As growth slows and interest rates climb, management teams will command a greater weighting in investors’ due diligence processes as compared to the 2009-2022 period of ultra-low interest rates and Quantitative Easing (“QE”).
While it is too early to call peak inflation and far too early to talk about a Fed pivot, it is never too early to invest the time in identifying quality management teams, especially in the Technology sector where ultra-low interest rates and loose monetary policy have enabled valuations to soar over the past decade-plus regardless of performance for many Technology companies.
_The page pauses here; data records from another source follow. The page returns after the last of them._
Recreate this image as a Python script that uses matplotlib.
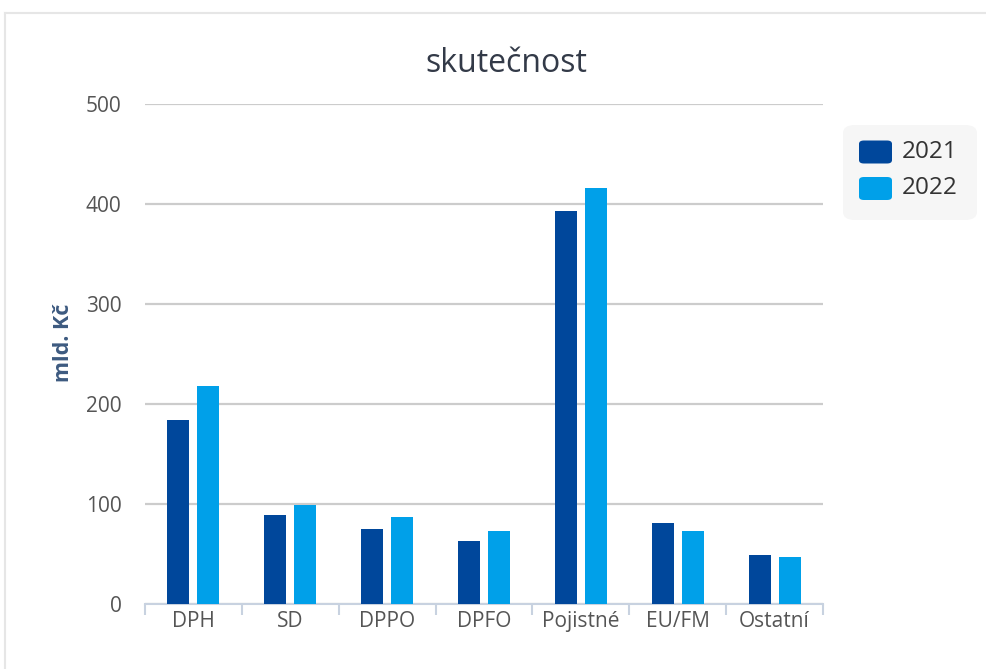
import numpy as np
import matplotlib.pyplot as plt
from matplotlib.patches import FancyBboxPatch
from matplotlib.lines import Line2D

# data
categories = ['DPH', 'SD', 'DPPO', 'DPFO', 'Pojistné', 'EU/FM', 'Ostatní']
v2021 = [184, 89, 75, 63, 393, 81, 49]
v2022 = [218, 99, 87, 73, 416, 73, 47]
series_labels = ['2021', '2022']
colors = ['#00479b', '#00a0e9']

plt.rcParams['font.family'] = ['Open Sans', 'DejaVu Sans']

fig = plt.figure(figsize=(9.87, 6.69), dpi=100)
W, H = 987, 669

# okraj karty (nahoře a vlevo)
fig.add_artist(Line2D([5 / W, 1], [1 - 13 / H, 1 - 13 / H], color='#e6e6e6', lw=1.5))
fig.add_artist(Line2D([5 / W, 5 / W], [0, 1 - 13 / H], color='#e6e6e6', lw=1.5))

ax = fig.add_axes([145 / W, 1 - 604 / H, 678 / W, 500 / H])

x = np.arange(len(categories))
bw = 0.227
gap = 0.082
ax.bar(x - (bw + gap) / 2, v2021, width=bw, color=colors[0], zorder=3)
ax.bar(x + (bw + gap) / 2, v2022, width=bw, color=colors[1], zorder=3)

ax.set_xlim(-0.5, len(categories) - 0.5)
ax.set_ylim(0, 500)
ax.set_yticks([0, 100, 200, 300, 400, 500])
ax.yaxis.grid(True, color='#cccccc', lw=1.6, zorder=0)
ax.set_axisbelow(True)

for s in ['top', 'right', 'left']:
    ax.spines[s].set_visible(False)
ax.spines['bottom'].set_color('#c8d2e0')
ax.spines['bottom'].set_linewidth(1.5)

ax.set_xticks(x)
ax.set_xticklabels(categories)
ax.set_xticks(np.arange(len(categories) + 1) - 0.5, minor=True)
ax.tick_params(axis='x', which='major', length=0, pad=5, labelsize=15, labelcolor='#555555')
ax.tick_params(axis='x', which='minor', length=8, width=1.5, color='#c8d2e0')
ax.tick_params(axis='y', length=0, pad=17, labelsize=15, labelcolor='#555555')

ax.set_ylabel('mld. Kč', fontsize=15.5, fontweight='bold', color='#3d5a80')
ax.yaxis.set_label_coords((74 - 145) / 678, (604 - 343) / 500)

fig.text(506 / W, 1 - 64 / H, 'skutečnost', ha='center', va='center',
         fontsize=23, color='#333a48')

# legenda
fig.add_artist(FancyBboxPatch((843 / W, 1 - 220 / H), 134 / W, 95 / H,
                              boxstyle='round,pad=0,rounding_size=0.012',
                              fc='#f6f6f6', ec='none', transform=fig.transFigure))
for i, (lab, c) in enumerate(zip(series_labels, colors)):
    yc = 1 - (152 + i * 36.5) / H
    fig.add_artist(FancyBboxPatch((859 / W, yc - 11.5 / H), 33 / W, 23 / H,
                                  boxstyle='round,pad=0,rounding_size=0.005',
                                  fc=c, ec='none', transform=fig.transFigure))
    fig.text(902 / W, yc, lab, ha='left', va='center', fontsize=17.5, color='#333333')

fig.savefig('out.png', dpi=100)
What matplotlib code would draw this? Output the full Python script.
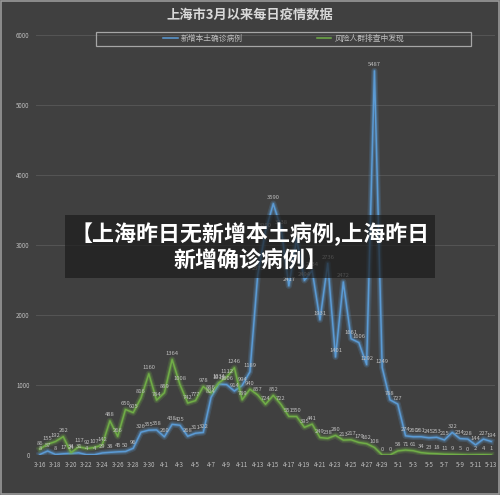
import matplotlib
matplotlib.use("Agg")
import matplotlib.pyplot as plt
from matplotlib.patches import Rectangle
from matplotlib.lines import Line2D
import datetime as dt

plt.rcParams['font.family'] = ['Noto Sans CJK SC', 'DejaVu Sans']

start = dt.date(2022, 3, 16)
dates = [start + dt.timedelta(days=i) for i in range(59)]
date_labels = [f"{d.month}-{d.day}" for d in dates]

local_confirmed = [8, 57, 8, 17, 24, 31, 4, 4, 29, 38, 45, 50, 96, 326, 355, 358,
                   260, 438, 425, 268, 311, 322, 824, 1015, 1006, 914, 994, 1189, 2573, 3200,
                   3590, 3238, 2417, 3084, 2494, 2634, 1931, 2736, 1401, 2472, 1661, 1606, 1292, 5487, 1249, 788,
                   727, 274, 260, 261, 245, 253, 215, 322, 234, 228, 144, 227, 194]
risk_screening = [86, 155, 192, 262, 34, 117, 92, 107, 142, 488, 266, 650, 605, 816, 1160, 784,
                  889, 1364, 1008, 742, 777, 978, 886, 1031, 1112, 1246, 789, 940, 857, 724,
                  852, 722, 551, 550, 395, 441, 249, 238, 280, 213, 217, 179, 162, 108, 0, 0,
                  58, 71, 61, 34, 23, 18, 11, 9, 5, 0, 2, 4, 1]

series_names = ["新增本土确诊病例", "风险人群排查中发现"]
colors = ["#5b9bd5", "#70ad47"]
title = "上海市3月以来每日疫情数据"
banner = "【上海昨日无新增本土病例,上海昨日\n新增确诊病例】"

bg = "#404040"
fig = plt.figure(figsize=(5.0, 4.95), dpi=100, facecolor=bg)
ax = fig.add_axes([36/500, 40/495, 459/500, 420/495])
ax.set_facecolor(bg)

x = list(range(len(dates)))
handles = []
for vals, col, name in zip([local_confirmed, risk_screening], colors, series_names):
    ax.plot(x, vals, color=col, lw=4.5, alpha=0.2, solid_joinstyle='round')
    ax.plot(x, vals, color=col, lw=2.6, alpha=0.32, solid_joinstyle='round')
    ax.plot(x, vals, color=col, lw=1.1, solid_joinstyle='round')
    handles.append(Line2D([0], [0], color=col, lw=1.1))
    for xi, v in zip(x, vals):
        ax.annotate(str(v), (xi, v), xytext=(0, 2.5), textcoords='offset points',
                    ha='center', va='bottom', fontsize=4.2, color='#bfbfbf')

ax.set_xlim(-0.5, len(dates) - 0.5)
ax.set_ylim(0, 6000)
ax.set_yticks(range(0, 6001, 1000))
ax.set_xticks(x[::2])
ax.set_xticklabels(date_labels[::2])
ax.tick_params(axis='both', length=0, labelsize=4.4, colors='#bfbfbf')
ax.tick_params(axis='y', pad=4.5)
ax.tick_params(axis='x', pad=4)
ax.grid(axis='y', color='#555555', lw=0.7)
ax.set_axisbelow(True)
for s in ax.spines.values():
    s.set_visible(False)

fig.text(0.5, 1 - 15/495, title, ha='center', va='center', fontsize=9.5,
         fontweight='bold', color='#d9d9d9')

# legend frame and legend
fig.patches.append(Rectangle((96/500, 1 - 46/495), 375/500, 14/495, transform=fig.transFigure,
                             facecolor='none', edgecolor='#a6a6a6', lw=0.9))
fig.legend(handles, series_names, ncol=2, loc='center', bbox_to_anchor=(283.5/500, 1 - 39/495),
           frameon=False, fontsize=5.6, labelcolor='#bfbfbf', handlelength=1.9,
           handletextpad=0.4, columnspacing=9.5)

# banner
fig.patches.append(Rectangle((65/500, 1 - 278/495), 370/500, 63/495, transform=fig.transFigure,
                             facecolor='#1a1a1a', alpha=0.68, edgecolor='none', zorder=5))
fig.text(0.5, 1 - 246.5/495, banner, ha='center', va='center', fontsize=15.8,
         fontweight='bold', color='white', linespacing=1.15, zorder=6)

# outer border
fig.patches.append(Rectangle((0.002, 0.002), 0.996, 0.996, transform=fig.transFigure,
                             facecolor='none', edgecolor='#9a9a9a', lw=1.2, zorder=7))

fig.savefig("out.png", dpi=100, facecolor=bg)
- Look for CEOs that have led through difficult periods whether those periods be the recent COVID shutdowns (abysmal policy), the 2008 financial crisis or some other company-specific or industry-specific challenge.
- The present inflationary period marked by higher prices and a strong dollar are likely here to stay for months if not years (we do not believe the CPI will see 2% again this decade and that the USD will remain strong for the foreseeable future given the broad weakness across western Europe and parts of Asia).
- Smart Technology CEOs are focusing efforts on customer retention in periods like this when visibility is relatively low.
- Smart Technology CEOs never stop investing in their companies’ core competency. Key Technology products and services are constantly being iterated upon, leveraging the customer feedback loop at every opportunity.
- Smart Technology CEOs are not afraid of investing in that which provides a competitive advantage – even during an economic downturn. Reduce expenditures in non-mission-critical areas to protect earnings, but don’t throw the baby out with the bath water.